Later, Mary is furious when her mother tells her to 'look after' Sir Anthony at dinner, announcing that she is sick of being told to marry every man she sits next to at dinner. Cora admits that there is gossip in London about Mary's lack of virtue and so, her mother feels she must marry soon before it gets any worse. Poor Mary feels like a 'lost cause' but she has not lost her spirit.
In the kitchen, Mrs. Patmore is driving Daisy and the others insane as her eyesight gets worse. Naturally, she blames Daisy rather than admit her own difficulties. At dinner, Mary is bored to death by Sir Anthony but Edith does her best to have him interested in her, and it seems to be working as they chat quite a bit during the meal. Things take a huge turn for the worse, however, when Mrs. Patmore mistakenly adds salt instead of sugar to the top of the meringue and Sir Anthony makes quite a fuss. Finally, Mrs. Hughes and Mr. Carson realise that it's time to have a serious talk with the cook. Mr. Carson takes it upon himself and she tells him that she is terrified because her eyesight has been getting steadily worse and she thinks she will go completely blind.

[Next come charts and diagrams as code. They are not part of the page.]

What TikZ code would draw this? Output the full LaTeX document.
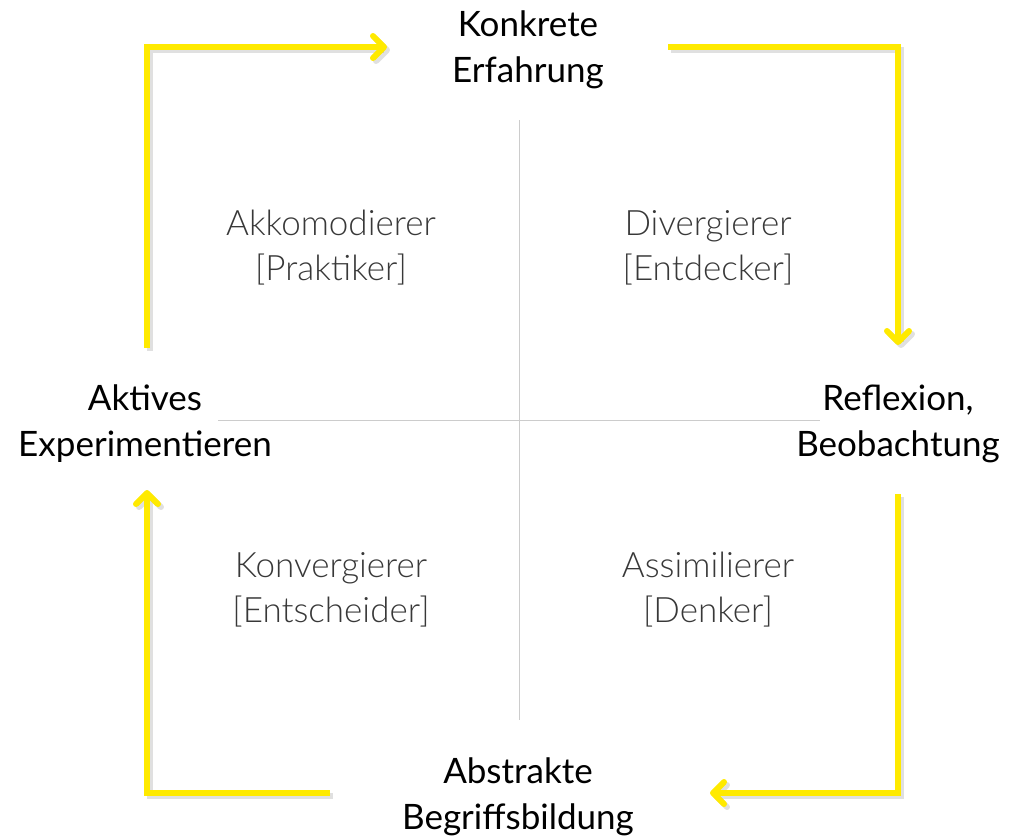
\documentclass[tikz,border=0pt]{standalone}
\usepackage{fontspec}
\setmainfont{Lato}
\newfontfamily\lightfont{Lato Light}
\usetikzlibrary{arrows.meta}

% Colours of the cycle
\definecolor{cycleyellow}{rgb}{1.000000,0.917647,0.000000}
\definecolor{axisgray}{rgb}{0.800000,0.800000,0.800000}
\definecolor{typegray}{rgb}{0.220000,0.220000,0.220000}

\tikzset{
  cyclearrow/.style={line width=6pt, cycleyellow, line join=miter,
    -{Straight Barb[length=11pt,width=22pt,round]}},
  cycleshadow/.style={line width=6pt, black, opacity=0.12, line join=miter,
    -{Straight Barb[length=11pt,width=22pt,round]},
    transform canvas={shift={(3pt,-3pt)}}},
  axisline/.style={line width=1pt, axisgray},
  phaselabel/.style={font=\fontsize{35}{46}\selectfont, align=center},
  typelabel/.style={font=\lightfont\fontsize{35}{45}\selectfont, text=typegray, align=center},
}

\begin{document}
\begin{tikzpicture}[x=1pt,y=-1pt]
                    \useasboundingbox (0.000000,0.000000) rectangle (1017.000000,836.000000);

                    % Axes
                    \coordinate (axtop) at (519.000000,120.000000);
                    \coordinate (axbottom) at (519.000000,720.000000);
                    \coordinate (axleft) at (218.000000,420.000000);
                    \coordinate (axright) at (820.000000,420.000000);
                    \draw [axisline] (axtop) -- (axbottom);%
                    \draw [axisline] (axleft) -- (axright);%

                    % Marking phases
                    \node [phaselabel] (konkret) at (528.000000,50.000000) {Konkrete\\Erfahrung};%
                    \node [phaselabel] (reflexion) at (898.000000,424.000000) {Reflexion,\\Beobachtung};%
                    \node [phaselabel] (abstrakt) at (518.000000,797.000000) {Abstrakte\\Begriffsbildung};%
                    \node [phaselabel] (aktiv) at (145.000000,424.000000) {Aktives\\Experimentieren};%

                    % Marking learning types
                    \node [typelabel] (akkomodierer) at (331.000000,248.000000) {Akkomodierer\\{[}Praktiker{]}};%
                    \node [typelabel] (divergierer) at (708.000000,248.000000) {Divergierer\\{[}Entdecker{]}};%
                    \node [typelabel] (konvergierer) at (331.000000,590.000000) {Konvergierer\\{[}Entscheider{]}};%
                    \node [typelabel] (assimilierer) at (708.000000,590.000000) {Assimilierer\\{[}Denker{]}};%

                    % Corners and ends of the cycle
                    \coordinate (tlstart) at (147.000000,348.000000);
                    \coordinate (tlcorner) at (147.000000,47.000000);
                    \coordinate (tlend) at (387.000000,47.000000);
                    \coordinate (trstart) at (668.000000,47.000000);
                    \coordinate (trcorner) at (898.000000,47.000000);
                    \coordinate (trend) at (898.000000,345.000000);
                    \coordinate (brstart) at (898.000000,494.000000);
                    \coordinate (brcorner) at (898.000000,793.000000);
                    \coordinate (brend) at (710.000000,793.000000);
                    \coordinate (blstart) at (330.000000,793.000000);
                    \coordinate (blcorner) at (147.000000,793.000000);
                    \coordinate (blend) at (147.000000,490.000000);

                    % Drawing shadows
                    \draw [cycleshadow] (tlstart) -- (tlcorner) -- (tlend);%
                    \draw [cycleshadow] (trstart) -- (trcorner) -- (trend);%
                    \draw [cycleshadow] (brstart) -- (brcorner) -- (brend);%
                    \draw [cycleshadow] (blstart) -- (blcorner) -- (blend);%

                    % Drawing cycle arrows
                    \draw [cyclearrow] (tlstart) -- (tlcorner) -- (tlend);%
                    \draw [cyclearrow] (trstart) -- (trcorner) -- (trend);%
                    \draw [cyclearrow] (brstart) -- (brcorner) -- (brend);%
                    \draw [cyclearrow] (blstart) -- (blcorner) -- (blend);%
\end{tikzpicture}
\end{document}
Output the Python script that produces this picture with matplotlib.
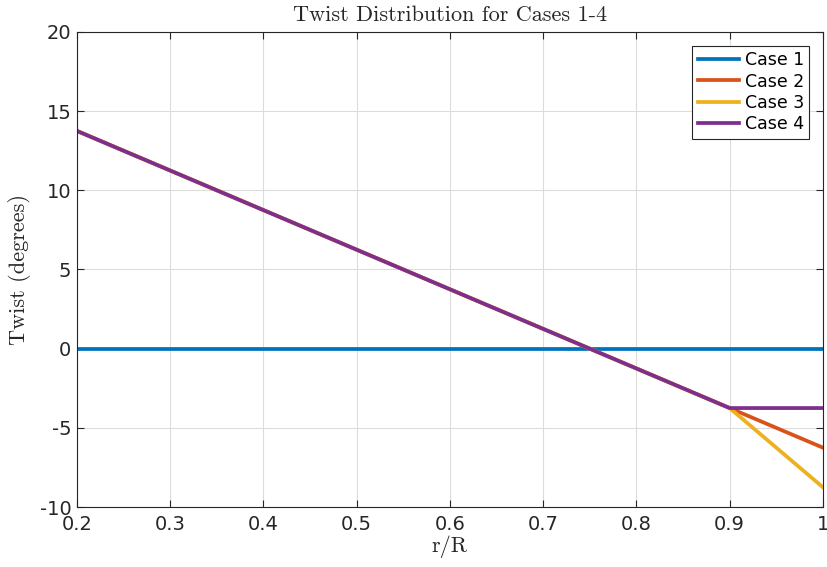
import matplotlib
matplotlib.use("Agg")
import matplotlib.pyplot as plt

# data
r_R = [0.2, 0.9, 1.0]
case1 = [0.0, 0.0, 0.0]
case2 = [13.75, -3.75, -6.25]
case3 = [13.75, -3.75, -8.75]
case4 = [13.75, -3.75, -3.75]
labels = ["Case 1", "Case 2", "Case 3", "Case 4"]
colors = ["#0072BD", "#D95319", "#EDB120", "#7E2F8E"]

plt.rcParams['axes.unicode_minus'] = False
plt.rcParams['font.family'] = 'DejaVu Sans'

fig = plt.figure(figsize=(8.27, 5.67), dpi=100)
ax = fig.add_axes([0.0931, 0.1058, 0.9019, 0.8378])

for y, lab, c in zip([case1, case2, case3, case4], labels, colors):
    ax.plot(r_R, y, color=c, linewidth=2.7, label=lab)

ax.set_xlim(0.2, 1.0)
ax.set_ylim(-10, 20)
ax.set_xticks([0.2, 0.3, 0.4, 0.5, 0.6, 0.7, 0.8, 0.9, 1.0])
ax.set_xticklabels(["0.2", "0.3", "0.4", "0.5", "0.6", "0.7", "0.8", "0.9", "1"])
ax.set_yticks([-10, -5, 0, 5, 10, 15, 20])

ax.grid(True, color="#dcdcdc", linewidth=0.8)
ax.set_axisbelow(True)
ax.tick_params(direction="in", top=True, right=True, labelsize=14,
               colors="#262626", length=5, width=0.8)
ax.tick_params(axis="x", pad=6)
ax.tick_params(axis="y", pad=4)
for s in ax.spines.values():
    s.set_color("#262626")
    s.set_linewidth(0.8)

ax.set_title("Twist Distribution for Cases 1-4", fontfamily="cmr10",
             fontsize=16, color="#262626", pad=8)
ax.set_xlabel("r/R", fontfamily="cmr10", fontsize=16, color="#262626", labelpad=1)
ax.set_ylabel("Twist (degrees)", fontfamily="cmr10", fontsize=16,
              color="#262626", labelpad=6)

leg = ax.legend(loc="upper right", fontsize=12.5, frameon=True, fancybox=False,
                edgecolor="#262626", framealpha=1, borderpad=0.3,
                labelspacing=0.2, handlelength=2.4, handletextpad=0.3,
                borderaxespad=0.8)
leg.get_frame().set_linewidth(0.8)

fig.savefig("out.png", dpi=100)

While this is happening, Anna and Mr. Bates discuss the missing snuff box and Anna is convinced that it will be found hidden in Mr. Bates' room as Thomas and O'Brien would certainly like to get rid of him.
Mary and Edith bicker about Sir Anthony and Mary tells Edith she could have the older man any time she likes. The two sisters are clearly jealous of each other and when Cousin Matthew leaves early, Edith feels more than a little rejected.
With regard to the missing snuff box, Anna suggests an immediate search, which puts both O' Brien and Thomas into a tailspin. Mrs. Hughes is somewhat surprised to see O' Brien's room in such a mess. The snuff box isn't found but at least O' Brien and Thomas know they have been found out and that in itself will keep them quiet for a while.
Bates tells Anna that he is a married man, but she knows his secrets run deeper than that. She tells him that she loves him as they both make their way to the flower show. At the show, Gwen tells Sybil that she did not get the job, but Sybil says they will continue until they find something for Gwen. The good news is that the missing snuff box has suddenly 'turned up' - it was on the wrong shelf, apparently.
Everyone is stunned and delighted when the Dowager Countess "allows" Mr. Molesley to win the Grantham Cup for his beautiful roses but later that night, at the house, much plotting is taking place as, using the information she gleaned from Daisy, Lady Edith pens a letter to the Turkish Ambassador, telling him that Mr. Pamuk's death was in some way connected to an illicit liaison with her sister, Mary.